Every day people toss countless plastic items. Who knows how many cup lids end up in the rubbish bin of a cafe belonging to one of those chains that I am not going to mention because they make awful espresso. By inviting people to co-create Shade of Light with us with donations of specific items among their plastic waste, we hope we can encourage them find some unexplored potential in what they mindlessly throw away every day.
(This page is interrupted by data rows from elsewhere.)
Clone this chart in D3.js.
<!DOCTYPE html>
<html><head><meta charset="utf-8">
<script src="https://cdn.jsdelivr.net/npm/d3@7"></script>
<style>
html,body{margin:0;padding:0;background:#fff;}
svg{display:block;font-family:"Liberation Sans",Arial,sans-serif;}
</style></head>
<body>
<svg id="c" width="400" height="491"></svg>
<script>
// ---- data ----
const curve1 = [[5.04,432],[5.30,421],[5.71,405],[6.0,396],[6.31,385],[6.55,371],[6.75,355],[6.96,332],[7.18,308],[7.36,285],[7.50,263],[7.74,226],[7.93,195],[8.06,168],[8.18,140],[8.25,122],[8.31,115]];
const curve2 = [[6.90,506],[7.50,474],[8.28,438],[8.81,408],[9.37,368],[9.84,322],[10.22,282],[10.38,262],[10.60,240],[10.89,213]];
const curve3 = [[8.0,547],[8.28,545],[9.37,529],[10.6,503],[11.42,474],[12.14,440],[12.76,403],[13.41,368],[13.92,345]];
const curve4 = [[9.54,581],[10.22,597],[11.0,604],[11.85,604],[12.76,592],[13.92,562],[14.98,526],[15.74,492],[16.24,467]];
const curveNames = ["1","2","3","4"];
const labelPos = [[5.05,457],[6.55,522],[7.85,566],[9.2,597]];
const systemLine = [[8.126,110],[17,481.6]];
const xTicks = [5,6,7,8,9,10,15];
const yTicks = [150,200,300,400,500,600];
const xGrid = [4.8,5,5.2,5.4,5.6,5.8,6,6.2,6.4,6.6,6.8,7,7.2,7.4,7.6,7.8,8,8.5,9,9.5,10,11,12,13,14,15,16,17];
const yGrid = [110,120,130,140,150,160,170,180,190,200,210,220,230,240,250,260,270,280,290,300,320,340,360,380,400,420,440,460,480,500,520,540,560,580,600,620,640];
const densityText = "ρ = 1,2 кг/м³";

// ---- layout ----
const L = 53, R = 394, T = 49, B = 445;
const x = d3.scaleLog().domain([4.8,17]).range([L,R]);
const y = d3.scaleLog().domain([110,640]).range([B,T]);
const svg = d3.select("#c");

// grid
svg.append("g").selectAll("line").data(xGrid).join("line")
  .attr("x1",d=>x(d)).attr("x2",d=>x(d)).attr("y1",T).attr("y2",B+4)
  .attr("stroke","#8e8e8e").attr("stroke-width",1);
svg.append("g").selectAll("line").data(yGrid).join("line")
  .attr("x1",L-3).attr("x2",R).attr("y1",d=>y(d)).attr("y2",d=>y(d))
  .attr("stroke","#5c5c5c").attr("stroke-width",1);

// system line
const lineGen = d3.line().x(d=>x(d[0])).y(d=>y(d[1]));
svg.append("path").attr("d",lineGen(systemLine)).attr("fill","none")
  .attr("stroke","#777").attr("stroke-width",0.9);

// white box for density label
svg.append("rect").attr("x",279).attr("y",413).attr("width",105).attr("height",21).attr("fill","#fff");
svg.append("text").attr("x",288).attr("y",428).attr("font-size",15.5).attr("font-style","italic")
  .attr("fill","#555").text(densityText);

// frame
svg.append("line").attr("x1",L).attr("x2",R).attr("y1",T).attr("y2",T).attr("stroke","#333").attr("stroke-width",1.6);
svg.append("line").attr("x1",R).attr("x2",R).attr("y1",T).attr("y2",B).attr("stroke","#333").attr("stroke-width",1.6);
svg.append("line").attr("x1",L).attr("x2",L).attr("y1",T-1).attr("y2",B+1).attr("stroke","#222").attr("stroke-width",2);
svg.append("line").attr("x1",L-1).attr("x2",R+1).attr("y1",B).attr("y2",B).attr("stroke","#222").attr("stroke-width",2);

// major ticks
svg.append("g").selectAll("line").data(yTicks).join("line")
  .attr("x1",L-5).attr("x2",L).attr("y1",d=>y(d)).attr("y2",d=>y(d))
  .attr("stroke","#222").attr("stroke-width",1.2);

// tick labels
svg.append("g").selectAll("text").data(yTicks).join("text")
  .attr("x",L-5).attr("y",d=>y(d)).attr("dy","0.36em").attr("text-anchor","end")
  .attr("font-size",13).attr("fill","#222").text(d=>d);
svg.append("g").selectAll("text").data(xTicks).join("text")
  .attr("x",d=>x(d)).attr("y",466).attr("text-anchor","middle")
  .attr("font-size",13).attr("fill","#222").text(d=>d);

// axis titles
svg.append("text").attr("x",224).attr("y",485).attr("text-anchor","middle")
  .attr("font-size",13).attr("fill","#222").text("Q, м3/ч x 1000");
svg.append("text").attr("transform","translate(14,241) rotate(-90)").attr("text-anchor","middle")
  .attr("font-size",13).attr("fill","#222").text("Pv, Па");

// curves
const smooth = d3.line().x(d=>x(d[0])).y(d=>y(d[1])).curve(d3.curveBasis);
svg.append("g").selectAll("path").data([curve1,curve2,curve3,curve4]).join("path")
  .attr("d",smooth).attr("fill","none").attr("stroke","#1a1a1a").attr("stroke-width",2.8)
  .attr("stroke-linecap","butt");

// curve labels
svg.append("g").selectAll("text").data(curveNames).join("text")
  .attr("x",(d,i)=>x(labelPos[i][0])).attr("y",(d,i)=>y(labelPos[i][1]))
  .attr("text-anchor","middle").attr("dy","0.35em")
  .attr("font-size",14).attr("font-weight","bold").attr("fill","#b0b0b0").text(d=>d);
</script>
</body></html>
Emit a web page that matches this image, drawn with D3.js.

The pavilion was designed to be erected in Cambridge, England, next February, to perform dynamic colourful reflections and to provide a glowing space in the darkness of the garden at night. Due to the lack of financial support to cover the expenses, currently the realisation of the project is severely threatened. Whether we can build the pavilion or not and how many solar lights we can integrate will greatly depend on people’s participation. However, Shade of Light has enriched me with an enlightening design process and I hope I will be able to bring the project to other locations in the future with Format Engineers.